MCI suggests major reforms in undergraduate course

Recommends doubling intake of medical students to meet doctors' shortage

January 01, 2011 11:50 pm | Updated October 13, 2016 04:12 pm IST - NEW DELHI:

The Medical Council of India (MCI) has recommended major reforms in the undergraduate course in medicine by converting conventional education into a competency-based module to develop skilled doctors through early clinical exposure. It has also suggested doubling the intake of medical students to meet the healthcare needs of the country in the coming years.

Pointing out that the current undergraduate curriculum in medicine did not make an MBBS degree holder feel equipped with adequate skills and competence to take care of the common problems at the secondary and tertiary level, the Undergraduate Education Working Group has said this factor also prevents young doctors from going to practice in the rural and primary health centres. The goal of training is not focused on providing health care to the needy and the disadvantaged, the eight-member working group has said in its report.

Distance education

It recommends options for distance education towards a fellowship or diploma in areas such as diabetic care, HIV medicine, geriatric medicine, hospital infection control, hospital management, and inclusion of medical ethics, forensic medicine and hospital infection control in the regular curriculum.

According to the report, the current intake of medical colleges and the critical mass of doctors would have to be doubled if India had to achieve the world average doctor-population ratio of 1.5:1000 by 2031 as against the present 1:1700.

Taking into consideration the existing medical colleges in the country, it was felt that the current intake of medical colleges and the critical mass of doctors should be doubled to achieve this target.

At present, there are 330 medical colleges with an intake of approximately 35,000 and with the present intake the shortfall of doctors by 2031 is estimated at 9.54 lakh.

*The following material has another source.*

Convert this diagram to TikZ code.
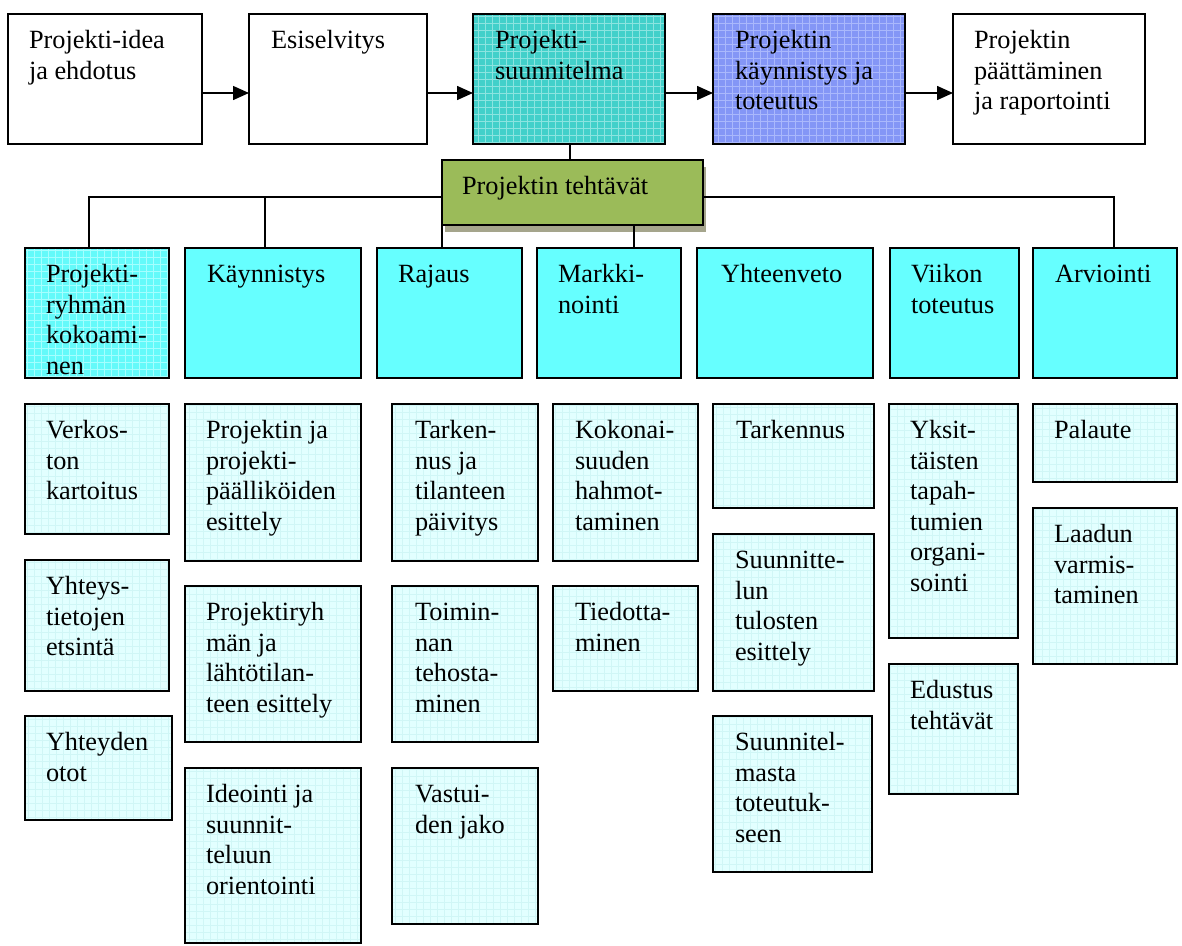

To offset this, the report has suggested increasing the intake in the medical colleges wherever there is adequate infrastructure of teachers, equipment and clinical load and to augment infrastructure in relation to clinical load by attaching established medical colleges to district-level hospitals or secondary hospitals run by government agencies; upgrading existing larger district hospitals and augmenting their infrastructure to become community medical colleges through private-public partnership or public-private partnership and starting new medical colleges and hospitals preferably in States and underserved areas with doctors and medical colleges.

Clinical training

Chaired by George Mathew, Principal of the Christian Medical College, Vellore, the group stressed the need for restructuring the MBBS course with a four-year course and six months elective with a one-year internship. Clinical training should be included from the first year itself.

The past curricular revisions have mostly added to the existing content without undertaking the exercise to remove what is obsolete and outdated. This exercise needs to be taken up in a detailed and extensive manner and make the curriculum as efficient as possible, the report has said. It has to be discipline-based curriculum and lack of integration between basic and laboratory science and clinical medicine should be addressed.

It goes on to add that each medical college should be linked to the local health system, including Community Health Centres, taluka hospitals and primary health care centres that can be used as training base for medical students.

The Working Group was set up in July last year to evolve a roadmap for medical education in India and to evolve a broad policy on the duration and curricular changes that could be adopted as future strategies to make medical education in India comparable to global standards.